I almost didn’t want to set foot into our farmyard. I knew exactly what had happened. I took a deep breath, looked out the window, and saw nothing – they were out of view. Curiosity, however, won the better of my judgment and out I went, peeking around the corner of the smoke house. There was Scott, wrestling with Bear, our formerly all-white Anatolian Shepherd dog.  He was angrily reprimanding the blood-covered dog, with one hand firmly holding him by the collar and the other wearily yielding a formerly living adult hen, now dangling by its one remaining leg.  “BEAR!!! Naughty DOG!”

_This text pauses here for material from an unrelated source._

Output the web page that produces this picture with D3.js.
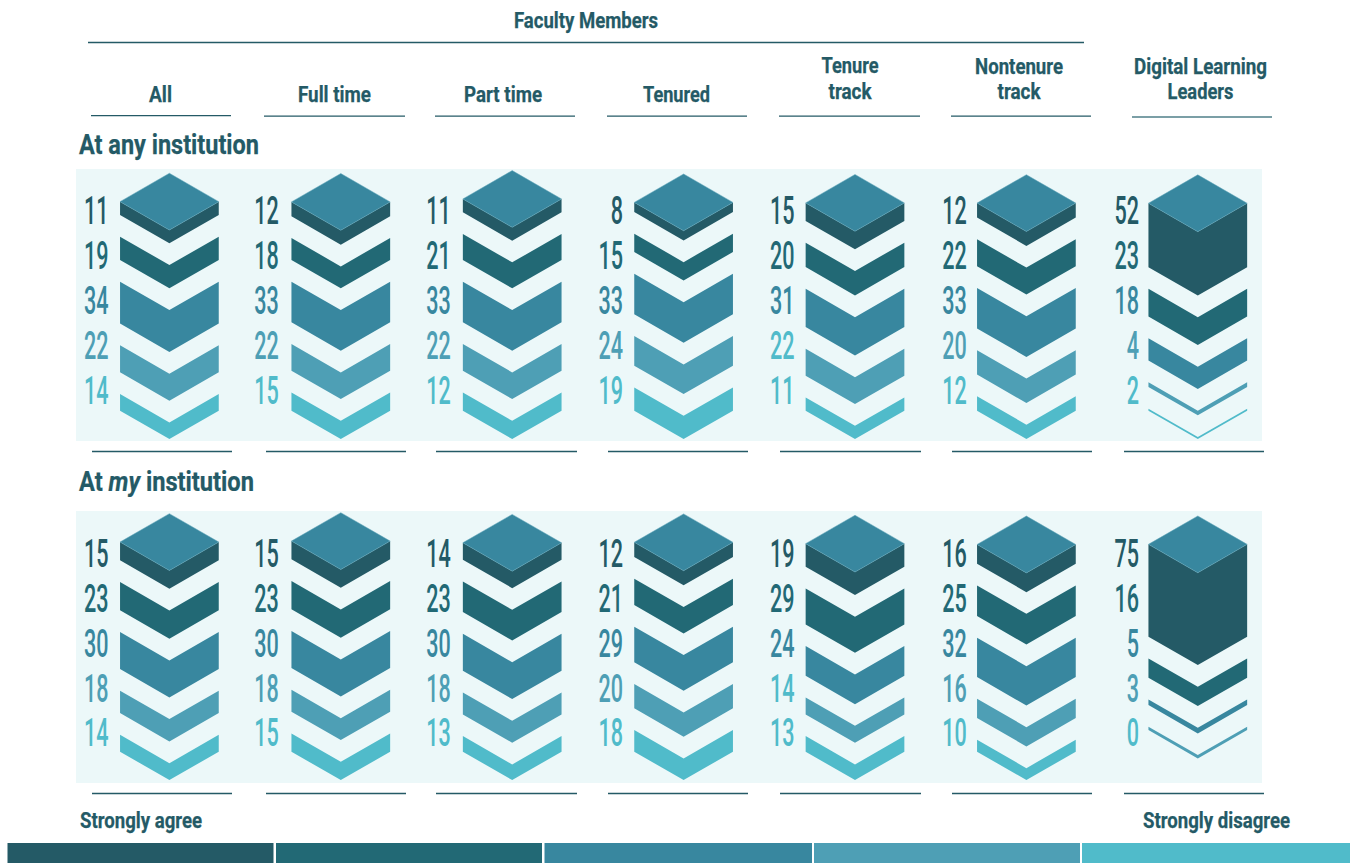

Ten months prior… Tiny day-old chicks arrived by the dozens – nearly 1,000 organic chicks at one point! Bear was in heaven, pulling on the leash “just to look”—all the time. We’d take him on walks near the chicks, tie him up near them, in the chicken coop, in the field, all within feet of the little fuzzy creatures. We’d cuddle the chickens in front of him, hold them, talk to them, “training” via showing Bear that these chickens were our friends, and therefore, not food. He respected this ritual for some time. We honestly thought he got it. Sort of. Only once did he put his big black nose too close to the solar powered electric fence. The subsequent howl was enough of a deterrent – for a while.  Bear was never allowed to run free – ever – near any chickens, so he was tied up, typically far away from them. He hadn’t shown us his proper protection instincts quite yet, so we kept the big guy at bay and the chickens behind electric wire—at least until they were big enough and trained to return to the coop at night on their own.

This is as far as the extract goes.